Cardamom Seminar Series
Date and time
Location
Online event
Cardamom Seminar Series
About this event
The Unit for Linguistic Data at the Data Science Institute, National University of Ireland Galway, is delighted to welcome Dr Adriana Molina-Muñoz, a researcher at the University of Oxford, as the first speaker in our seminar series. In her talk, Dr Molina-Muñoz will give an overview of methodological and theoretical challenges that emerge when working with a historical language.

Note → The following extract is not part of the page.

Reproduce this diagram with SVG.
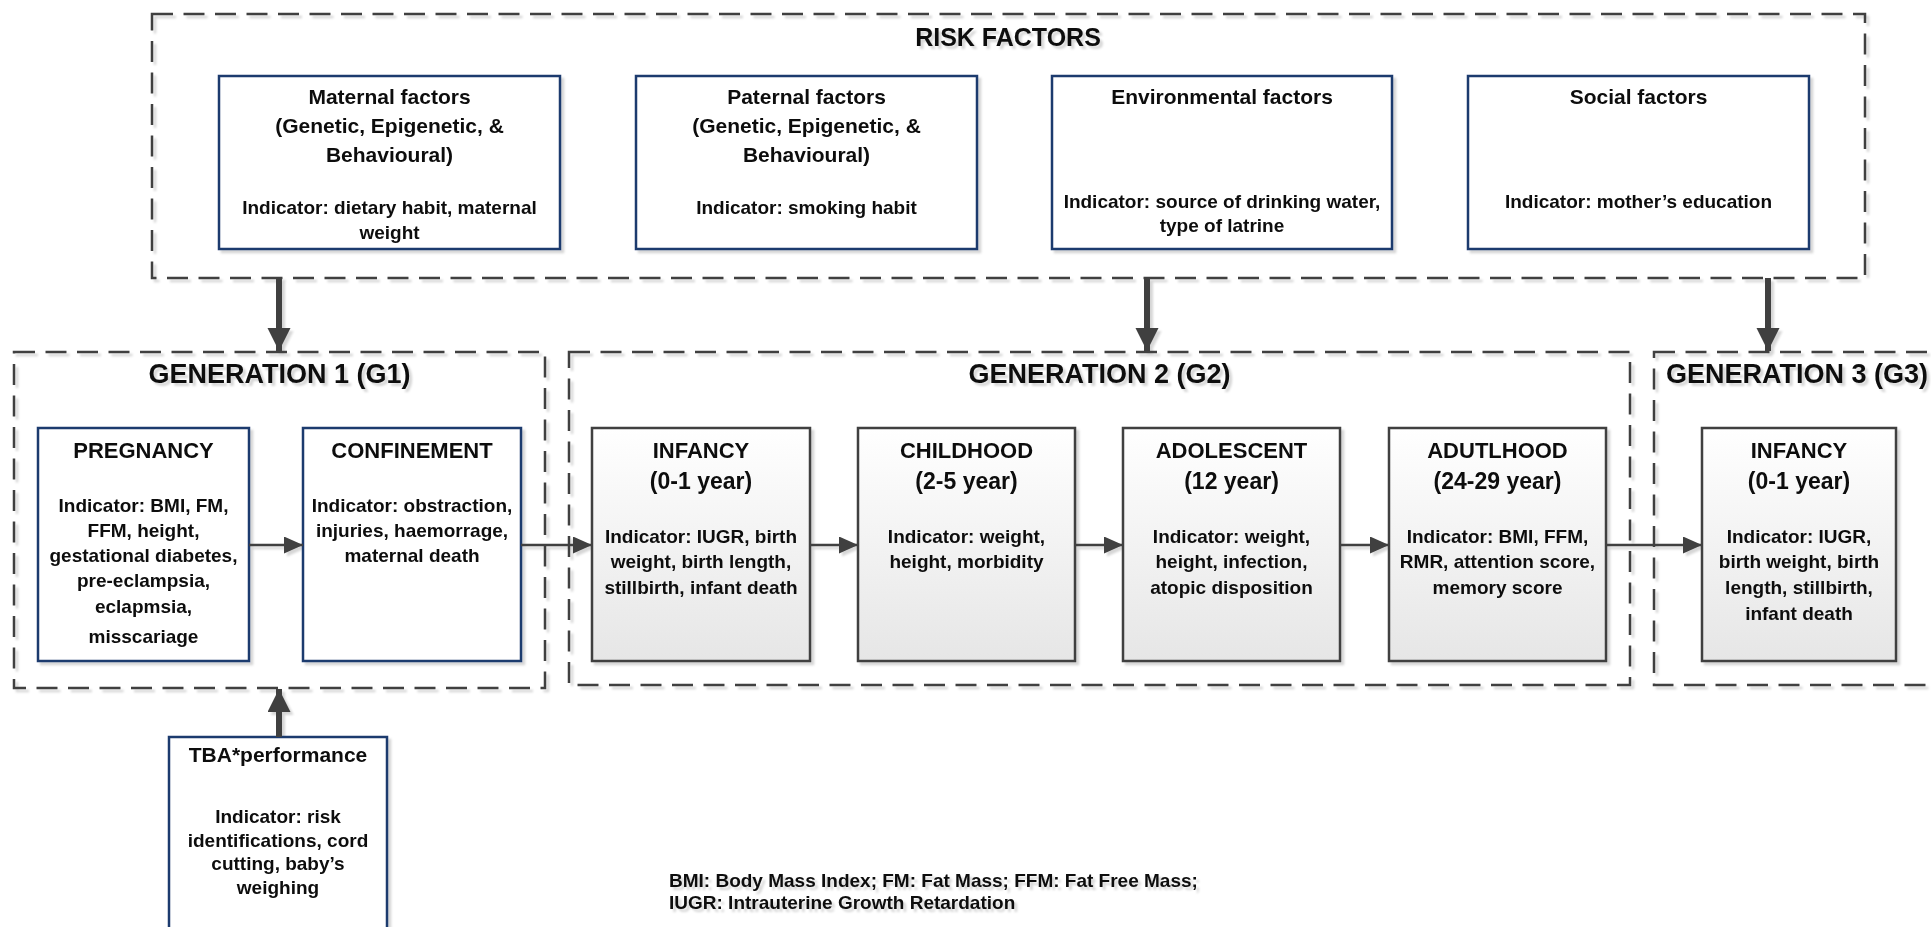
<svg xmlns="http://www.w3.org/2000/svg" width="1931" height="927" viewBox="0 0 1931 927">
<defs>
<filter id="sh" filterUnits="userSpaceOnUse" x="0" y="0" width="1931" height="927">
<feGaussianBlur in="SourceAlpha" stdDeviation="0.8"/>
<feOffset dx="3" dy="3" result="o"/>
<feFlood flood-color="#000" flood-opacity="0.16"/>
<feComposite in2="o" operator="in"/>
<feMerge><feMergeNode/><feMergeNode in="SourceGraphic"/></feMerge>
</filter>
<linearGradient id="gf" x1="0" y1="0" x2="0" y2="1">
<stop offset="0" stop-color="#ffffff"/>
<stop offset="1" stop-color="#e6e6e6"/>
</linearGradient>
<marker id="ah" markerUnits="userSpaceOnUse" markerWidth="20" markerHeight="18" refX="19" refY="8.5" orient="auto">
<path d="M0,0 L19,8.5 L0,17 Z" fill="#404040"/>
</marker>
<marker id="ahb" markerUnits="userSpaceOnUse" markerWidth="24" markerHeight="24" refX="23" refY="11.5" orient="auto">
<path d="M0,0 L23,11.5 L0,23 Z" fill="#404040"/>
</marker>
<style>
text{font-family:"Liberation Sans",Arial,sans-serif;font-weight:bold;fill:#0d0d0d;text-anchor:middle}
.b{font-size:19px}
.t21{font-size:21px}
.t22{font-size:22px}
.t23{font-size:23px}
.g{font-size:27px}
.rf{font-size:25px}
.fn{font-size:19px;text-anchor:start}
.dash{fill:none;stroke:#404040;stroke-width:2.5;stroke-dasharray:21 10.5}
.blue{fill:#ffffff;stroke:#1f3a6e;stroke-width:2.5}
.gray{fill:url(#gf);stroke:#404040;stroke-width:2.5}
.thin{stroke:#404040;stroke-width:2.5;fill:none}
.thick{stroke:#404040;stroke-width:6;fill:none}
</style>
</defs>
<rect x="0" y="0" width="1931" height="927" fill="#ffffff"/>
<g filter="url(#sh)">
<g id="containers">
<rect class="dash" x="152" y="14" width="1713" height="264"/>
<text class="rf" x="1008" y="46">RISK FACTORS</text>
<rect class="dash" x="14" y="352" width="531" height="336"/>
<text class="g" x="279.5" y="383">GENERATION 1 (G1)</text>
<rect class="dash" x="569" y="352" width="1061" height="333"/>
<text class="g" x="1099.5" y="383">GENERATION 2 (G2)</text>
<rect class="dash" x="1654" y="352" width="300" height="333"/>
<text class="g" x="1797" y="383">GENERATION 3 (G3)</text>
</g>
<g id="maternal">
<rect class="blue" x="219" y="76" width="341" height="173"/>
<text class="t21" x="389.5" y="104">Maternal factors</text>
<text class="t21" x="389.5" y="133">(Genetic, Epigenetic, &amp;</text>
<text class="t21" x="389.5" y="162">Behavioural)</text>
<text class="b" x="389.5" y="214">Indicator: dietary habit, maternal</text>
<text class="b" x="389.5" y="239">weight</text>
</g>
<g id="paternal">
<rect class="blue" x="636" y="76" width="341" height="173"/>
<text class="t21" x="806.5" y="104">Paternal factors</text>
<text class="t21" x="806.5" y="133">(Genetic, Epigenetic, &amp;</text>
<text class="t21" x="806.5" y="162">Behavioural)</text>
<text class="b" x="806.5" y="214">Indicator: smoking habit</text>
</g>
<g id="environmental">
<rect class="blue" x="1052" y="76" width="340" height="173"/>
<text class="t21" x="1222" y="104">Environmental factors</text>
<text class="b" x="1222" y="208">Indicator: source of drinking water,</text>
<text class="b" x="1222" y="232">type of latrine</text>
</g>
<g id="social">
<rect class="blue" x="1468" y="76" width="341" height="173"/>
<text class="t21" x="1638.5" y="104">Social factors</text>
<text class="b" x="1638.5" y="208">Indicator: mother’s education</text>
</g>
<g id="pregnancy">
<rect class="blue" x="38" y="428" width="211" height="233"/>
<text class="t22" x="143.5" y="458">PREGNANCY</text>
<text class="b" x="143.5" y="512">Indicator: BMI, FM,</text>
<text class="b" x="143.5" y="537">FFM, height,</text>
<text class="b" x="143.5" y="562">gestational diabetes,</text>
<text class="b" x="143.5" y="587">pre-eclampsia,</text>
<text class="b" x="143.5" y="613">eclapmsia,</text>
<text class="b" x="143.5" y="643">misscariage</text>
</g>
<g id="confinement">
<rect class="blue" x="303" y="428" width="218" height="233"/>
<text class="t22" x="412" y="458">CONFINEMENT</text>
<text class="b" x="412" y="512">Indicator: obstraction,</text>
<text class="b" x="412" y="537">injuries, haemorrage,</text>
<text class="b" x="412" y="562">maternal death</text>
</g>
<g id="infancy2">
<rect class="gray" x="592" y="428" width="218" height="233"/>
<text class="t22" x="701" y="458">INFANCY</text>
<text class="t23" x="701" y="489">(0-1 year)</text>
<text class="b" x="701" y="543">Indicator: IUGR, birth</text>
<text class="b" x="701" y="568">weight, birth length,</text>
<text class="b" x="701" y="594">stillbirth, infant death</text>
</g>
<g id="childhood">
<rect class="gray" x="858" y="428" width="217" height="233"/>
<text class="t22" x="966.5" y="458">CHILDHOOD</text>
<text class="t23" x="966.5" y="489">(2-5 year)</text>
<text class="b" x="966.5" y="543">Indicator: weight,</text>
<text class="b" x="966.5" y="568">height, morbidity</text>
</g>
<g id="adolescent">
<rect class="gray" x="1123" y="428" width="217" height="233"/>
<text class="t22" x="1231.5" y="458">ADOLESCENT</text>
<text class="t23" x="1231.5" y="489">(12 year)</text>
<text class="b" x="1231.5" y="543">Indicator: weight,</text>
<text class="b" x="1231.5" y="568">height, infection,</text>
<text class="b" x="1231.5" y="594">atopic disposition</text>
</g>
<g id="adulthood">
<rect class="gray" x="1389" y="428" width="217" height="233"/>
<text class="t22" x="1497.5" y="458">ADUTLHOOD</text>
<text class="t23" x="1497.5" y="489">(24-29 year)</text>
<text class="b" x="1497.5" y="543">Indicator: BMI, FFM,</text>
<text class="b" x="1497.5" y="568">RMR, attention score,</text>
<text class="b" x="1497.5" y="594">memory score</text>
</g>
<g id="infancy3">
<rect class="gray" x="1702" y="428" width="194" height="233"/>
<text class="t22" x="1799" y="458">INFANCY</text>
<text class="t23" x="1799" y="489">(0-1 year)</text>
<text class="b" x="1799" y="543">Indicator: IUGR,</text>
<text class="b" x="1799" y="568">birth weight, birth</text>
<text class="b" x="1799" y="594">length, stillbirth,</text>
<text class="b" x="1799" y="620">infant death</text>
</g>
<g id="tba">
<rect class="blue" x="169" y="737" width="218" height="210"/>
<text class="t21" x="278" y="762">TBA*performance</text>
<text class="b" x="278" y="823">Indicator: risk</text>
<text class="b" x="278" y="846.5">identifications, cord</text>
<text class="b" x="278" y="870">cutting, baby’s</text>
<text class="b" x="278" y="893.5">weighing</text>
</g>
<g id="footnote">
<text class="fn" x="669" y="887">BMI: Body Mass Index; FM: Fat Mass; FFM: Fat Free Mass;</text>
<text class="fn" x="669" y="909">IUGR: Intrauterine Growth Retardation</text>
</g>
<g id="connectors">
<line class="thin" x1="249" y1="545" x2="303" y2="545" marker-end="url(#ah)"/>
<line class="thin" x1="521" y1="545" x2="592" y2="545" marker-end="url(#ah)"/>
<line class="thin" x1="810" y1="545" x2="858" y2="545" marker-end="url(#ah)"/>
<line class="thin" x1="1075" y1="545" x2="1123" y2="545" marker-end="url(#ah)"/>
<line class="thin" x1="1340" y1="545" x2="1389" y2="545" marker-end="url(#ah)"/>
<line class="thin" x1="1606" y1="545" x2="1702" y2="545" marker-end="url(#ah)"/>
<line class="thick" x1="279" y1="278" x2="279" y2="351" marker-end="url(#ahb)"/>
<line class="thick" x1="1147" y1="278" x2="1147" y2="351" marker-end="url(#ahb)"/>
<line class="thick" x1="1768" y1="278" x2="1768" y2="351" marker-end="url(#ahb)"/>
<line class="thick" x1="279" y1="737" x2="279" y2="689" marker-end="url(#ahb)"/>
</g>
</g>
</svg>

The aim of the seminar series is to connect researchers working to alleviate challenges around language resources and technologies for minority, historical, indigenous and lesser-resourced languages across the globe. The seminar series will provide us with a platform to discuss various types of problems and share our views to solve problems that researchers face during their research.
Abstract:
The fields of Corpus Linguistics and Natural Language Processing (NLP) have advanced an array of methods for studying different aspects of human languages using (large or small) collections of texts or corpora. One of the major contributions for syntactic studies has been the development of a wide range of treebanks, which has facilitated research on syntactic patterns (synchronic and diachronic), but mainly of the major Indo-European languages. Treebanks have enabled the investigation of predictions made by syntactic analyses, the search for rare constructions, and the extraction of enough data to support sophisticated statistical analyses. We now have access to large quantities of data and those data can now be extracted with ease and precision.
This talk discusses the main methodological and theoretical challenges that emerge when working with a historical language such as Sanskrit, either from a synchronic or diachronic perspective. In particular, the availability of Sanskrit digital texts, the challenges of building a corpus and tagging it. I present concrete examples from the project “Uncovering Sanskrit Syntax” (University of Oxford). This project is funded by a three-year Research Project Grant from the Leverhulme Trust (2019-2021), and it is led by John Lowe. The project goes beyond the standard two-way distinction between Vedic and Classical Sanskrit: by studying a wide variety of texts from different regions, genres and periods. This is the first large-scale project to analyse interclausal syntax in Sanskrit (anaphora, control and unbounded dependencies).
About the Speaker:
Dr Molina-Muñoz is a researcher on the project Uncovering Sanskrit Syntax. She did her PhD in Linguistics at the University of Illinois at Urbana-Champaign. Her research focuses on how syntactic phenomena are affected by other components of the language faculty, such as morphology and semantics/pragmatics. She has investigated synchronically and diachronically different interface phenomena such as word order, compounding, relativization, ergativity, and aspect; focusing largely on Sanskrit and Hindi, but she has also worked on Bribri (Chibchan family, Costa Rica).
Host:
The seminar series is led by the Cardamom project team. The Cardamom project aims to close the resource gap for minority and under-resourced languages by means of deep-learning-based natural language processing (NLP) and exploiting similarities of closely-related languages. The project further extends this idea to historical languages, which can be considered as closely related to their modern form, and as such aims to provide NLP through both space and time for languages that have been ignored by current approaches.